If you’re thinking ‘should I buy a new car’, there are many reasons that the answer is actually a resounding no.

That’s because the minute you climb into a new car and drive it off the forecourt, it drastically reduces in value.

Often, ridiculously so; we’re talking in the thousands, even after just an hour or two’s ownership. From then onwards, it’s value (and therefore what you’ll be able to get for it if you later sell), continues to plummet.

It’s called car depreciation, and in the first three years of ownership, you might be looking at your new car losing nearly 50% of its value. This is a truly huge drop, and for some makes and models there is just no way of getting around it.

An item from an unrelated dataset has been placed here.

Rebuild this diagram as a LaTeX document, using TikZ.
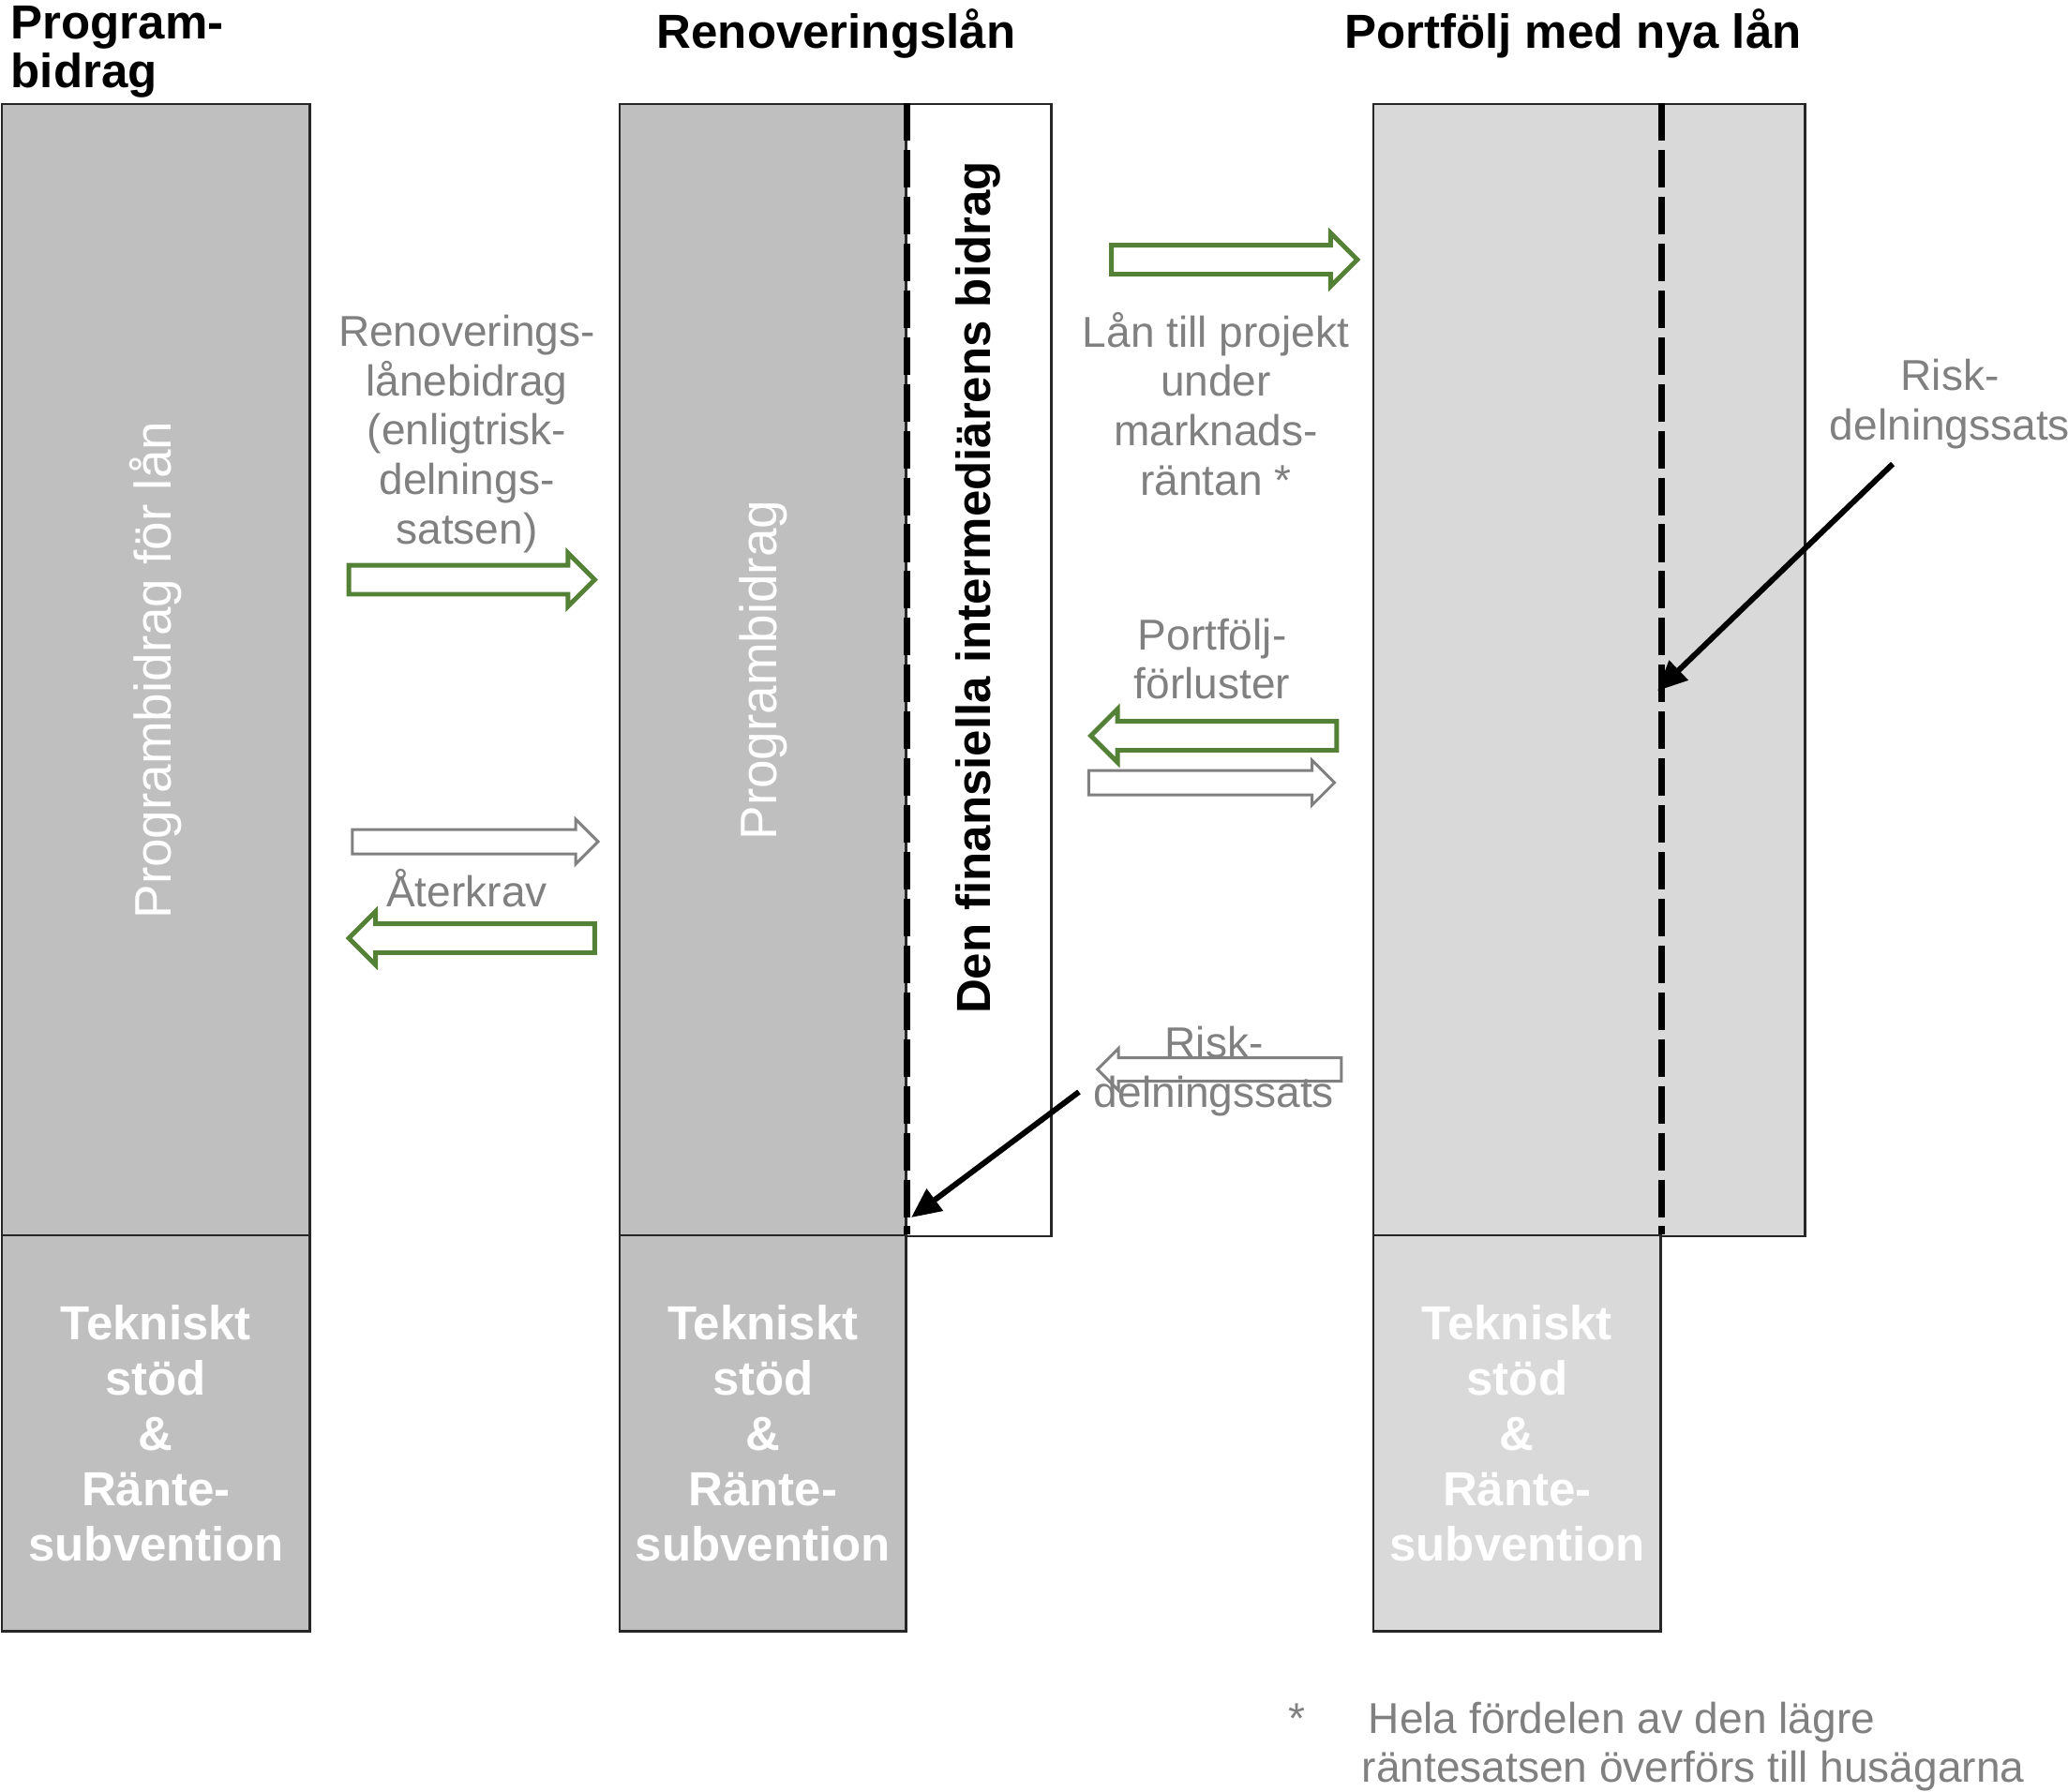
\documentclass[tikz,border=0pt]{standalone}
\usepackage{fontspec}
\setmainfont{Liberation Sans}
\usepackage{xcolor}
\definecolor{boxDark}  {HTML}{BFBFBF}
\definecolor{boxLight} {HTML}{D9D9D9}
\definecolor{flowGreen}{HTML}{538135}
\definecolor{noteGray} {HTML}{808080}
\usetikzlibrary{arrows.meta, positioning, calc, shapes.arrows}
\newcommand{\hdfont}{\bfseries\fontsize{14.5}{16.8}\selectfont}
\newcommand{\lblfont}{\fontsize{13.1}{15}\selectfont}
\newcommand{\sdfont}{\fontsize{15.6}{18}\selectfont}
\tikzset{
    panel/.style={draw=black!85, line width=0.7pt, inner sep=0pt, anchor=north west},
    darkpanel/.style={panel, fill=boxDark},
    lightpanel/.style={panel, fill=boxLight},
    techtext/.style={text=white, font=\hdfont, align=center},
    title/.style={font=\hdfont, inner sep=0pt, anchor=base},
    note/.style={text=noteGray, font=\lblfont, align=center, inner sep=0pt},
    sidetext/.style={text=white, font=\sdfont, rotate=90, inner sep=0pt},
    splitline/.style={line width=2pt, dash pattern=on 11.4pt off 2.8pt},
    flow/.style={single arrow, draw=flowGreen, line width=1.4pt, fill=white,
                 inner xsep=0pt, inner ysep=1.3mm, minimum height=26.2mm,
                 single arrow head extend=1.3mm, single arrow tip angle=90},
    flowback/.style={flow, draw=noteGray, line width=0.85pt, inner ysep=1.15mm,
                 single arrow head extend=1.1mm},
    leftward/.style={shape border rotate=180},
    riskarrow/.style={-{Triangle[length=9pt, width=8pt]}, line width=1.7pt},
}

\begin{document}
\begin{tikzpicture}[x=0.01cm, y=-0.01cm]
    \useasboundingbox (0,0) rectangle (2206,1911);

    % columns
    \node[darkpanel, minimum width=32.8mm, minimum height=120.7mm] (grantTop) at (1,110) {};
    \node[darkpanel, techtext, minimum width=32.8mm, minimum height=42.2mm] (grantTech) at (1,1317)
        {Tekniskt\\stöd\\\&\\Ränte-\\subvention};
    \node[panel, fill=white, minimum width=46mm, minimum height=120.7mm] (renoBox) at (660,110) {};
    \node[darkpanel, minimum width=30.5mm, minimum height=120.7mm] (renoGrant) at (660,110) {};
    \node[darkpanel, techtext, minimum width=30.5mm, minimum height=42.2mm] (renoTech) at (660,1317)
        {Tekniskt\\stöd\\\&\\Ränte-\\subvention};
    \node[lightpanel, minimum width=46mm, minimum height=120.7mm] (portBox) at (1464,110) {};
    \node[lightpanel, techtext, minimum width=30.6mm, minimum height=42.2mm] (portTech) at (1464,1317)
        {Tekniskt\\stöd\\\&\\Ränte-\\subvention};

    \draw[splitline] (renoTech.north east |- renoBox.north) -- (renoTech.north east);
    \draw[splitline] (portTech.north east |- portBox.north) -- (portTech.north east);

    % titles
    \node[font=\bfseries\fontsize{14.5}{14.8}\selectfont, align=left, inner sep=0pt,
          anchor=north west] (grantTitle) at (11,6) {Program-\\bidrag};
    \node[title] (renoTitle) at (892,51) {Renoveringslån};
    \node[title] (portTitle) at (1678,51) {Portfölj med nya lån};

    % text inside columns
    \node[sidetext] (grantSide) at (grantTop.center) {Programbidrag för lån};
    \node[sidetext] (renoSide) at (renoGrant.center) {Programbidrag};
    \node[sidetext, text=black, font=\hdfont] (fiSide) at (1043,627)
        {Den finansiella intermediärens bidrag};

    % block arrows
    \node[flow] (aGrant) at (495.5,618.5) {};
    \node[flowback] (aClawIn) at (500.5,898) {};
    \node[flow, leftward] (aClawOut) at (511,1001) {};
    \node[flow] (aLend) at (1309,277) {};
    \node[flow, leftward] (aLoss) at (1302.5,785) {};
    \node[flowback] (aLossBack) at (1286,835) {};
    \node[flowback, leftward, inner ysep=1.1mm, single arrow head extend=1mm,
          minimum height=26mm] (aRisk) at (1307,1141) {};

    % labels
    \node[note] (grantLbl) at (498,463)
        {Renoverings-\\lånebidrag\\(enligtrisk-\\delnings-\\satsen)};
    \node[note, anchor=base] (clawLbl) at (498,967) {Återkrav};
    \node[note] (lendLbl) at (1297,431) {Lån till projekt\\under\\marknads-\\räntan *};
    \node[note] (lossLbl) at (1293,703) {Portfölj-\\förluster};
    \node[note] (riskLbl) at (1295,1143) {Risk-\\delningssats};
    \node[note] (riskLblR) at (2080,431) {Risk-\\delningssats};

    % risk sharing pointers
    \coordinate (riskFromR) at (2019,495);
    \coordinate (riskHitR) at (1768,737);
    \draw[riskarrow] (riskFromR) -- (riskHitR);
    \coordinate (riskFrom) at (1151,1165);
    \coordinate (riskHit) at (972,1299);
    \draw[riskarrow] (riskFrom) -- (riskHit);

    % footnote
    \node[note, anchor=base] (noteStar) at (1383,1849) {*};
    \node[note, align=left, anchor=north west] (noteText) at (1452,1815)
        {\hspace*{2pt}Hela fördelen av den lägre\\räntesatsen överförs till husägarna};
\end{tikzpicture}
\end{document}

Don’t be fooled into thinking that tricks like taking great care of it aesthetically, or keeping your mileage low, will help. It really is as simple as once the car stops being ‘new’, it isn’t worth as much.

Other factors to consider when buying a car

When it comes to the car itself, simply wanting ‘a nice big red one’ isn’t going to hack it. Under the bonnet there are dozens of variables, and each can make a huge impact to the car's value and subsequent price.

Diesel or petrol?

While diesel engines are more economical, cars with these engines are usually more expensive to buy and fill up at the pump. Petrol tends to be cheaper, both in the showroom and at the petrol station.

Manual or automatic?

If changing gears ranges from anywhere between a bit of an inconvenience to a total nightmare for you, perhaps an automatic car would suit you better.

They eliminate this part of driving completely, and because the car is doing the work for you, your journey may be more fuel-efficient. However, this comes at a cost; pretty much all automatics run more expensive than their manual counterparts.

Engine size?

This is a pretty obvious one, but still worth noting. The smaller the engine, the less fuel it will burn. The bigger the engine, the more fuel it will burn.

However, deciding on your engine size also comes down to what you plan to use the car for. If you’re commuting up and down the motorway on a daily basis, for example, a small engine will struggle to keep up and burn extra fuel to compensate. So be sure to match your engine size to your usage plans, or you could end up spending more than necessary in the long run.

How about Hybrid?

Car technology is advancing at an impressive rate, and you can get in on that action by investing in a Hybrid car. They are more expensive to buy, thanks to all the swanky tech inside, but you’ll reap the benefits when it comes to running the car.

Check its CO2

A car’s CO2 emissions will affect the amount of road tax you pay. Simply, the more CO2 it emits (and therefore the more it pollutes the environment), the more you pay.

Big car, little car (cardboard box)

Being wise and looking further down the line is a great idea. When it comes to car insurance, smaller cars typically pay less. You can find out the insurance group rating of the car you have in mind at Thatcham Research.

Picking the right car for the best price

The right car varies from person to person. The best way to discover what is right for you is to carefully break down what it is you must have from a car, and what it is you’d really like from a car.

So, an epic speaker system isn’t a must (although it might be something you want), but a big boot to fit a pram, a bike or a bunch of work tools could well be a must. Draw up your list of needs and wants and then find a car accordingly. It will help you streamline your search, which is invaluable when there is so much choice and so many variables out there. Also, there is no point paying lots extra for gadgets and gizmos that don’t appear on either list.

Do your research

Invest a good few hours in research before you even show up at the showroom. If you’re reading this article, that’s a good start! Turn up with a clear head, a list of requirements and a budget. Just the basics will show the salesperson that you’re a serious buyer who is well-informed and knowledgeable.